Why Neutral Grounding Resistors (NGR) Are the Standard for 10–15 kV Urban Power Grids

Writer： admin Time：2026-03-30 16:28:56 Browse：31℃

1. The Growing Necessity for NGR in Modern Distribution

Historically, 10–15 kV networks used "isolated neutral" systems. This worked when overhead lines had low capacitive currents (<10 A). However, the shift to extensive underground cabling has increased capacitance to levels where the air or insulation can no longer self-extinguish a ground fault.

Without a Neutral Grounding Resistor (NGR), these high capacitive currents lead to "arcing ground faults." This phenomenon creates transient overvoltages (3.5–5x nominal voltage) that can bypass surge arresters and cause catastrophic insulation failure across the entire 10–15 kV busbar. Integrating an NGR is the industry-standard solution to dissipate this energy and stabilize the system.

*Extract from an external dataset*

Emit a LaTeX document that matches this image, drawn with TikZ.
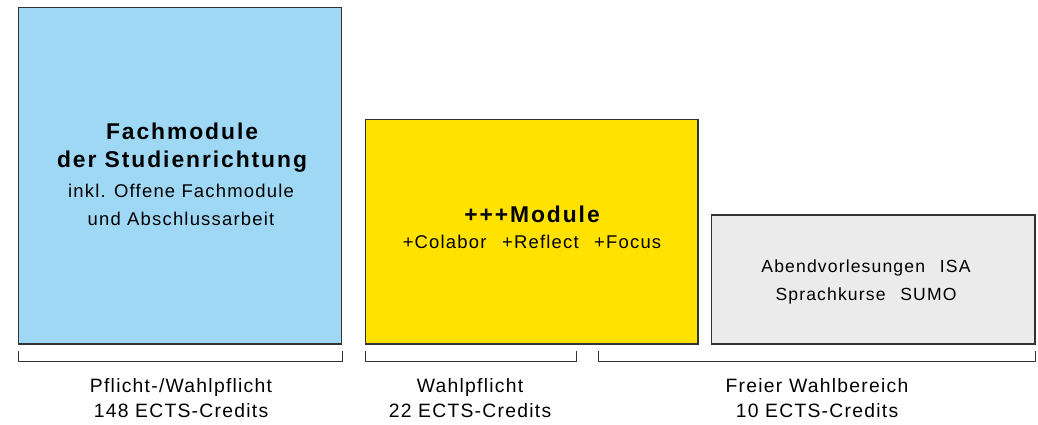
\documentclass[tikz,border=0pt]{standalone}
\usepackage{fontspec}
\setmainfont{Liberation Sans}
\newfontfamily\weitfont[LetterSpace=6.5]{Liberation Sans}
\newfontfamily\titelfont[LetterSpace=8.5]{Liberation Sans}
\definecolor{fachblau}{HTML}{9FD8F4}
\definecolor{modulgelb}{HTML}{FFE200}
\definecolor{freigrau}{HTML}{EBEBEB}
\definecolor{rahmen}{HTML}{333333}
\tikzset{
  block/.style={draw=rahmen, line width=0.6pt, rectangle, inner sep=0pt, align=center},
  titel/.style={align=center, font=\titelfont\bfseries\fontsize{13}{16}\selectfont},
  inhalt/.style={align=center, font=\weitfont\fontsize{10.5}{15.8}\selectfont},
  klammer/.style={draw=rahmen, line width=0.5pt},
  credits/.style={align=center, font=\weitfont\fontsize{11}{14.5}\selectfont},
}
\begin{document}
\begin{tikzpicture}[x=0.02cm, y=-0.02cm]
            \useasboundingbox (0,0) rectangle (1038,424);
            % Bloecke
            \node [block, fill=fachblau, minimum width=6.48cm, minimum height=6.74cm] (fach) at (180,175.5) {};
            \node [block, fill=modulgelb, minimum width=6.66cm, minimum height=4.5cm] (plus) at (531.5,231.5) {};
            \node [block, fill=freigrau, minimum width=6.48cm, minimum height=2.58cm] (frei) at (873,279.5) {};
            % Texte in den Bloecken
            \node [titel] (fachtitel) at (182,148) {Fachmodule\\der Studienrichtung};
            \node [inhalt] (fachtext) at (181,205) {inkl. Offene Fachmodule\\und Abschlussarbeit};
            \node [titel] (plustitel) at (532,214) {+++Module};
            \node [inhalt] (plustext) at (532,242) {+Colabor\enspace\ +Reflect\enspace\ +Focus};
            \node [inhalt, font=\weitfont\fontsize{10}{15.8}\selectfont] (freitext) at (866,282) {Abendvorlesungen\enspace\ ISA\\Sprachkurse\enspace\ SUMO};
            % Klammern
            \coordinate (k1a) at (18,351);   \coordinate (k1b) at (342,351);
            \coordinate (k2a) at (365,351);  \coordinate (k2b) at (576,351);
            \coordinate (k3a) at (598,351);  \coordinate (k3b) at (1035,351);
            \draw [klammer] (k1a) -- ++(0,10) -| (k1b);
            \draw [klammer] (k2a) -- ++(0,10) -| (k2b);
            \draw [klammer] (k3a) -- ++(0,10) -| (k3b);
            % Credits
            \node [credits] (pflicht) at (181,398) {Pflicht-/Wahlpflicht\\148 ECTS-Credits};
            \node [credits] (wahl) at (470,398) {Wahlpflicht\\22 ECTS-Credits};
            \node [credits] (freier) at (817,398) {Freier Wahlbereich\\10 ECTS-Credits};
\end{tikzpicture}
\end{document}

2. How the NGR System Works

In a typical 11 kV or 15 kV delta-connected system, there is no natural neutral point to ground. To incorporate an NGR, engineers use a Grounding Transformer (typically Zig-zag or Star-Delta) to create an artificial neutral.

The Neutral Grounding Resistor (NGR) is then connected between this artificial neutral and the station earth grid.

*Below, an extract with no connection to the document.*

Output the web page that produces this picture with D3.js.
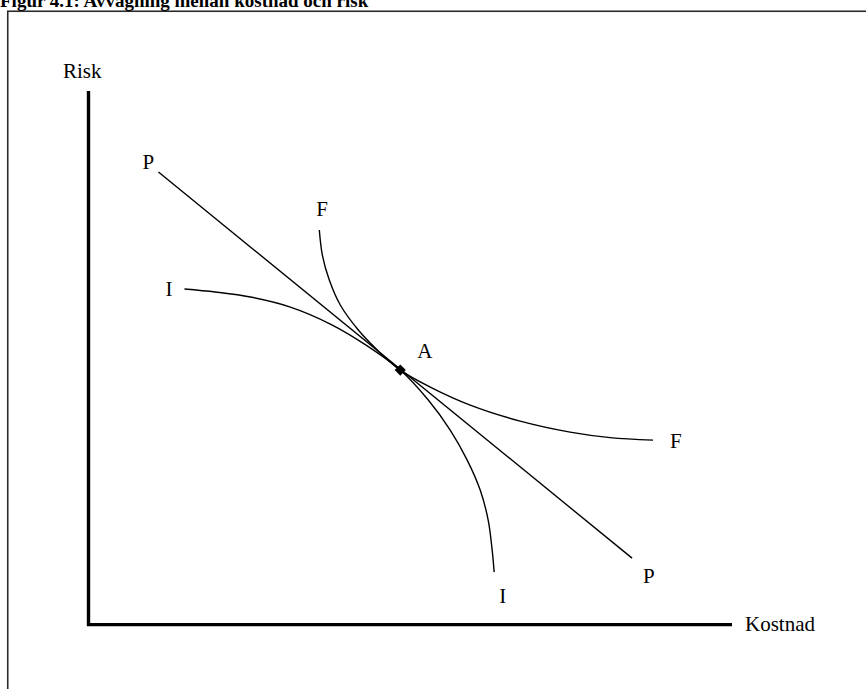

• The "Swamping" Principle: The NGR is sized to provide a resistive fault current ( I_R ) that is equal to or greater than the system's total capacitive charging current ( I_c ).

• Current Limitation: By selecting a specific resistance value (often around 10–20 Ω), the NGR limits the single-phase-to-ground fault current to a controlled range (typically 400 A, 600 A, or 1000 A). This is sufficient to trigger protection relays without causing the massive mechanical and thermal stress associated with solid grounding.

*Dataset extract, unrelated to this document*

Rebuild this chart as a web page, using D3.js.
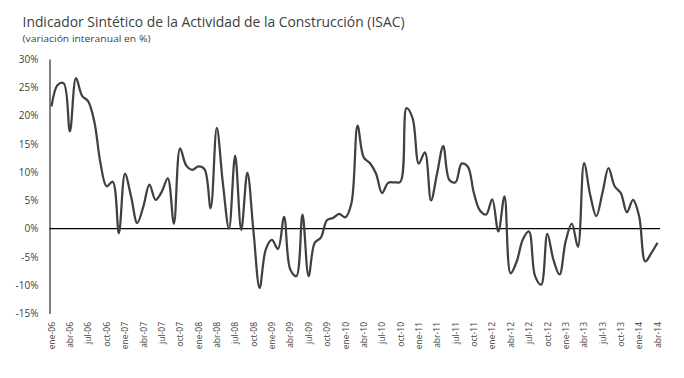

3. Critical Advantages of NGR Integration

A. Rapid Fault Detection via NGR Monitoring

In ungrounded systems, identifying a faulted feeder is like finding a needle in a haystack because the fault current is so small. With an NGR, the fault produces a predictable, measurable current. Zero-sequence CTs (Current Transformers) can then detect this specific current, allowing the relay to trip only the faulted feeder within cycles.

B. Protection of High-Value Assets

The NGR acts as a safety valve. By limiting the fault current, it prevents:

• Burning of Iron Cores: It limits damage to the laminated cores of motors and transformers during an internal fault.

• Cable Explosion: It prevents high-energy arcs from blowing out cable joints, which reduces repair time and costs.

• Switchgear Longevity: It reduces the duty on circuit breakers by ensuring they only have to interrupt controlled resistive currents rather than erratic capacitive arcs.

C. Enhanced Personnel Safety and Step/Touch Voltage Control

The NGR provides a defined path for fault current. When paired with high-speed relaying, it ensures that ground faults are cleared in less than 100ms. This minimizes the duration of Step and Touch Voltages, protecting utility workers and the public in densely populated urban environments.

4. Conclusion: NGR as the Heart of Grid Reliability

As urban 10–15 kV grids become more complex and cable-heavy, the Neutral Grounding Resistor (NGR) has evolved from an optional accessory to a critical infrastructure component. By providing a controlled discharge path for fault energy, NGRs enable precise relay coordination, protect expensive transformer assets, and ensure the safety of modern power distribution.